I throw scratch grain in the sheep stall pretty much every day to encourage the chickens to scratch through it, but they can't seem to get below the top layer. Whenever I turn it over, they're all over it, but then it just packs down again in the next day or two. Is this what you're talking about when you say you're composting it? Do you let it stay moist and packed, or are you adding enough carbonaceous material to keep it loose? I feel like it would take a bag of shavings/leaves every day to accomplish that with what we have going on.
Any advice for this newbie??
As mentioned before, one has to create air spaces in the mass with the use of different particle sizes and density, so having the pine shavings make up the bulk of the mix is always going to produce a sodden, packed down mass that smells highly of ammonia.
The chickens can't move it, as you've found, so they can't really help. The packing down is not composting....it takes a long time for pine shavings to break down and they don't bind well to sheep pellets, so you'd have to move all that out to a pile and let it sit for a year or so to get it to compost completely.
I have 4 sheep in a pretty confined space, as far as space goes, but it's not a barn....one side has a cattle panel hoop shelter and the other is part of a lean to that is open to air on all sides, so I have excellent ventilation. That added ventilation helps with the moisture and smells a lot, but it also helps that I started building this mass way back in the fall when I cleaned out the garden, when I added big vines, corn stalks, branches, woody flower stems. As I built onto the layers, I added large pieces of bark, branches, leaves, hay, etc.
For what you have right now if you can throw some small branches down on top of all of that, then layer in leaves, wasted hay, wood chips(not shavings....bark, twigs, chipped branches, etc.), and anything else that will break down but still create spaces in the mass for air. I'd not try to stir it, but rather cap the moist areas with dry material. That's what I do the most. If I have areas that are overly moist and I have a windy day, I'll turn those moist areas up to the sun and wind for a bit, but since we are in the middle of rain, rain and more rain, I just throw dry material onto the wetter areas and just keep things evenly moist with a layer of dry on top.

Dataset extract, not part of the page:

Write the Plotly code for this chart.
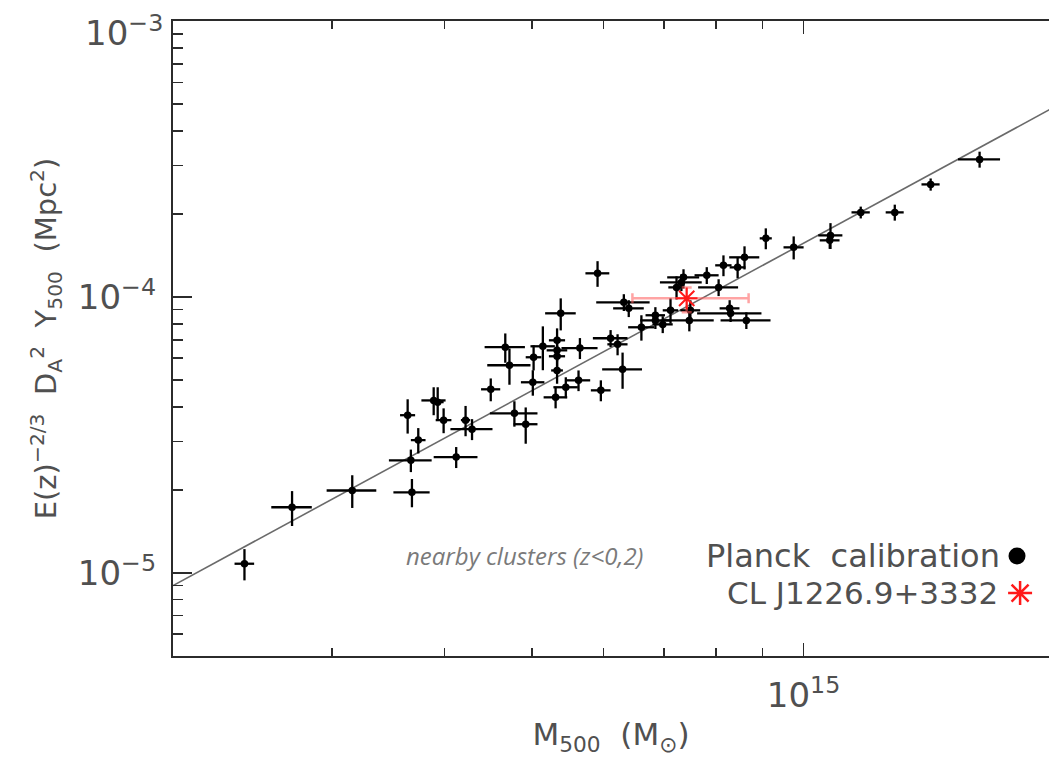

If you can cap the moisture and poop, you can cap the smells, while also giving the sheep cleaner footing and dry places to rest. If you don't have a lot of air moving through, I'd make sure you do, with good air coming in at the bottom and stale air moving through and out the top...that will help a good deal on keeping things from being overly humid in there.
Next year, see if you can contact some folks you trust who rake up all their leaves and bag them so you can get you some free bedding that didn't cost you anything but picking it up. Don't even have to do the work. There have been years I've picked up over 250 bags of leaves in a season, but you need a place to store them out of the weather and that gets difficult.